The only other yarn store that I visited in Germany was in Worpswede, an artist village in the northern part of the country, close to where I was born. That store remains the one with the most hanging knit garments I've ever seen in one place. It was also the first time I had come face-to-face with my coveted fondness for Noro. I'd read about Noro, seen people on Ravelry and Craftster post projects with Noro, but I'd never seen it. It was love at first sight. Then I looked at the price tag. I just about had a cow when I read 22 Euros. 22 Euros at the time was about the equivalent to 35 dollars for a single ball of regular Kureyon. Ouch.

Fast forward to Virginia, our present home. Soon after moving here I researched the local yarn shops and visited Coordinated Colors in Yorktown with my husband and the baby belly. For the first time I really started looking at more than the colors and price tags. Silk, cashmere, hand-dyed bundles of yarn... it was all rather new to me. I was still scared of the prices, too. It's difficult to go from $5 balls of yarn at craft stores to $25 hanks of luxury yarn. CC is a large store with a ton of yarn and for me, it was easily overwhelming because my husband wasn't too thrilled that I wanted to spend an hour touching, ooh-ing and ahh-ing over string.

So what was the point of rambling on about all this? Love. For yarn. Although I think acrylics most definitely have their place in fiber arts, I really discovered a love for yarns with natural fibers and yarns that feel good and last. Kristy made jokes that I was going to turn into a yarn snob.. I may very well be on the way to being converted.
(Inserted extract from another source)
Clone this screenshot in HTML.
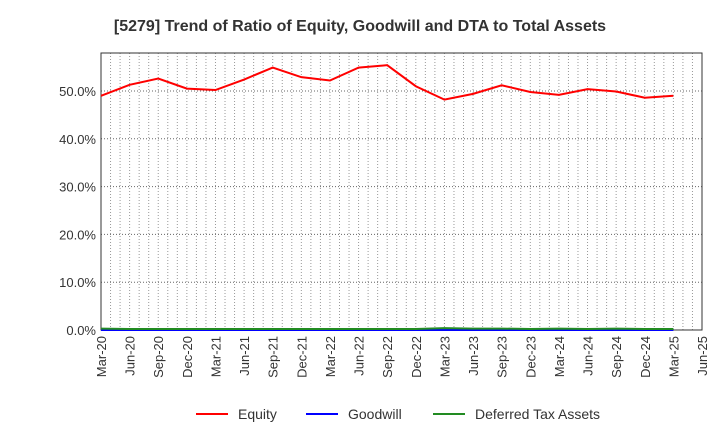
<!DOCTYPE html>
<html><head><meta charset="utf-8"><style>
body{margin:0;background:#fff;font-family:"Liberation Sans",sans-serif}
</style></head><body>
<svg id="c" width="720" height="440" xmlns="http://www.w3.org/2000/svg" font-family="Liberation Sans, sans-serif">
<text x="360" y="31" text-anchor="middle" font-size="16" font-weight="bold" fill="#333">[5279]  Trend of Ratio of Equity, Goodwill and DTA to Total Assets</text>
<g id="grid"></g><g id="axes"></g><g id="series"></g>
<g font-size="14" fill="#333">
<line x1="196" y1="414" x2="228" y2="414" stroke="#f00" stroke-width="2"/><text x="238" y="419">Equity</text>
<line x1="306" y1="414" x2="338" y2="414" stroke="#00f" stroke-width="2"/><text x="348" y="419">Goodwill</text>
<line x1="433" y1="414" x2="465" y2="414" stroke="#228b22" stroke-width="2"/><text x="475" y="419">Deferred Tax Assets</text>
</g>
</svg>
<script>
const categories=["Mar-20","Jun-20","Sep-20","Dec-20","Mar-21","Jun-21","Sep-21","Dec-21","Mar-22","Jun-22","Sep-22","Dec-22","Mar-23","Jun-23","Sep-23","Dec-23","Mar-24","Jun-24","Sep-24","Dec-24","Mar-25","Jun-25"];
const equity=[49.0,51.3,52.6,50.5,50.2,52.4,54.9,52.9,52.2,54.9,55.4,51.0,48.2,49.4,51.2,49.8,49.2,50.4,49.9,48.6,49.0];
const goodwill=[0,0,0,0,0,0,0,0,0,0,0,0,0,0,0,0,0,0,0,0,0];
const dta=[0.3,0.2,0.2,0.2,0.2,0.2,0.2,0.2,0.2,0.2,0.2,0.2,0.4,0.3,0.3,0.2,0.3,0.2,0.3,0.2,0.2];
const yTicks=[0,10,20,30,40,50];
const L=101,R=702,T=53,B=330;
const x=i=>L+i*(R-L)/(categories.length-1);
const y=v=>B-v*(B-91)/50;
const NS="http://www.w3.org/2000/svg";
function mk(t,a,p){const e=document.createElementNS(NS,t);for(const k in a)e.setAttribute(k,a[k]);p.appendChild(e);return e;}
const g=document.getElementById('grid'),ax=document.getElementById('axes'),s=document.getElementById('series');
for(let m=1;m<(categories.length-1)*3;m++){const xx=L+m*(R-L)/((categories.length-1)*3);
const ln=mk('line',{x1:xx,x2:xx,y1:T,y2:B,stroke:'#999','stroke-dasharray':'1,2','stroke-width':1},g);

}
yTicks.forEach(v=>{if(v>0){const ln=mk('line',{x1:L,x2:R,y1:y(v),y2:y(v),stroke:'#666','stroke-dasharray':'1,2'},g);

}
const t=mk('text',{x:L-5,y:y(v)+5,'text-anchor':'end','font-size':13,fill:'#333'},ax);t.textContent=v.toFixed(1)+'%';

});
const fr=mk('rect',{x:L,y:T,width:R-L,height:B-T,fill:'none',stroke:'#333'},ax);


categories.forEach((c,i)=>{const t=mk('text',{transform:`translate(${x(i)+5},${B+6}) rotate(-90)`,'text-anchor':'end','font-size':13,fill:'#333'},ax);t.textContent=c;

});
function line(d,col,name){const p=mk('polyline',{points:d.map((v,i)=>x(i)+','+y(v)).join(' '),fill:'none',stroke:col,'stroke-width':2},s);

}
line(goodwill,'#00f','goodwill-line');line(dta,'#228b22','dta-line');line(equity,'#f00','equity-line');
</script>
</body></html>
I no longer consider paying $20 for a hank of yarn outrageous, in fact, I think it's funny that I reason with myself that "it could be more expensive."

I've taken on a different view of my knitting and the tools that I work with. Now that I am making more than slippers and scarves, I care about durability and overall quality. Like anyone interested in specialty hobbies, I love the exclusive and the foreign, the hand-wrought and twisted. I know how much time it takes to make yarn and knit a garment, it's well worth every second. I want my knit items to last for awhile and I don't want them to collapse into a pill-covered pile of string a year down the road. I'm becoming increasingly interested in trying out new fibers and picking up hand-painted/dyed hanks instead of factory dye jobs. Yarn, for me, is constantly interesting and there's always something new.